Desi Seminar
Abstract
Over recent years, a variety of self-tracking technologies, in the form of wearable devices and mobile apps, have been developed both for research and commercial purposes, in order to e.g., promote healthier lifestyles or raise people’s awareness about their own behavior. As a consequence, the practice of tracking personal data has spread outside the avant-garde circle of “quantified selfers”, reaching a broader user population. Quantified Self rhetoric, nonetheless, which assumes that “self-knowledge” can be gained by rationally analyzing quantitative information, still drives the design and research on self-tracking. This assumption, nonetheless, addresses the needs of just a minority of a constantly growing user base of tracking technologies.

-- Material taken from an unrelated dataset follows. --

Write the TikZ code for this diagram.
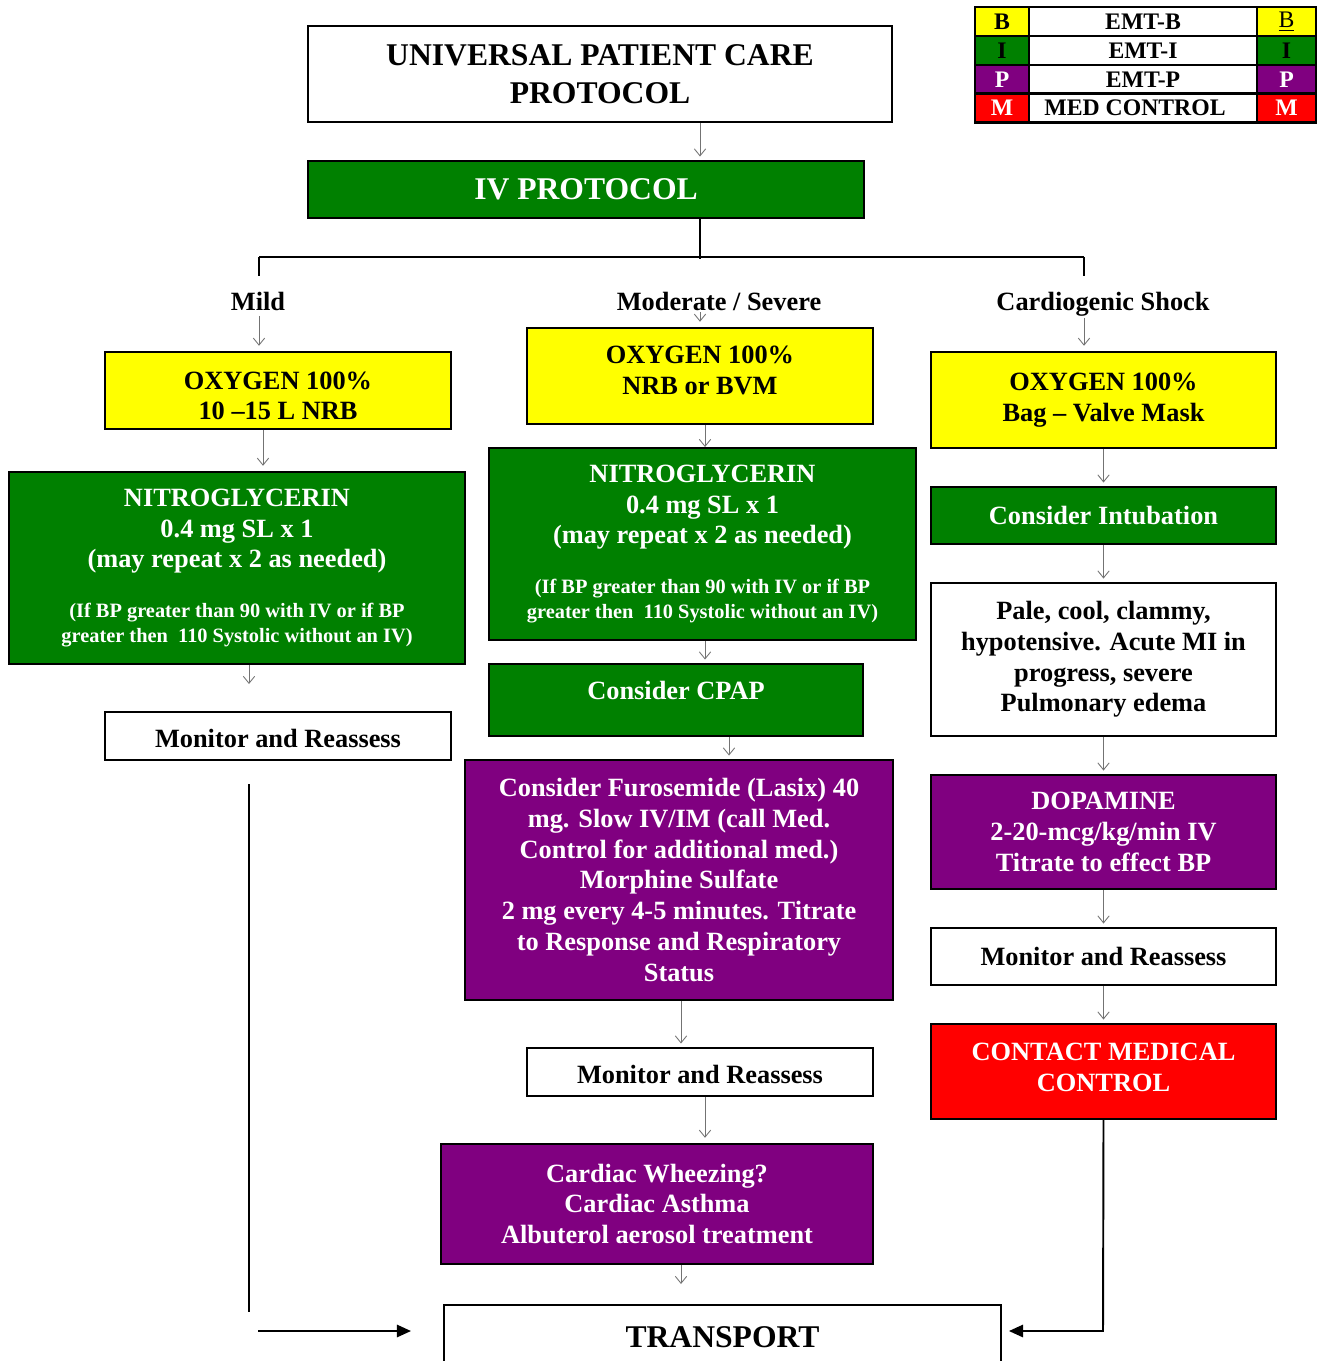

In this talk I will provide an overview of the key issues in current self-tracking research by exploring how specific categories of users, like inexperienced individuals and athletes, track their own data. Then, I will identify both theoretical and design opportunities for going beyond the idea of gaining “knowledge through numbers”, rather focusing on the subjective construction of situated meanings. In so doing, I will point out several insights for changing people’s “habits”, suggesting that we support sense-making rather than pursuing the direct modification of specific behaviors.
Bio
Amon Rapp is a research fellow at University of Torino, where he is a member of the Smart Interactive Objects and Systems group and leads the Smart Personal Technology Lab @ ICxT (Center for Innovation for Society and Territory). His main research interests are related to the exploration of theoretical and design opportunities for creating behavior change technologies and self-tracking tools, as well as of novel techniques to design gamified applications.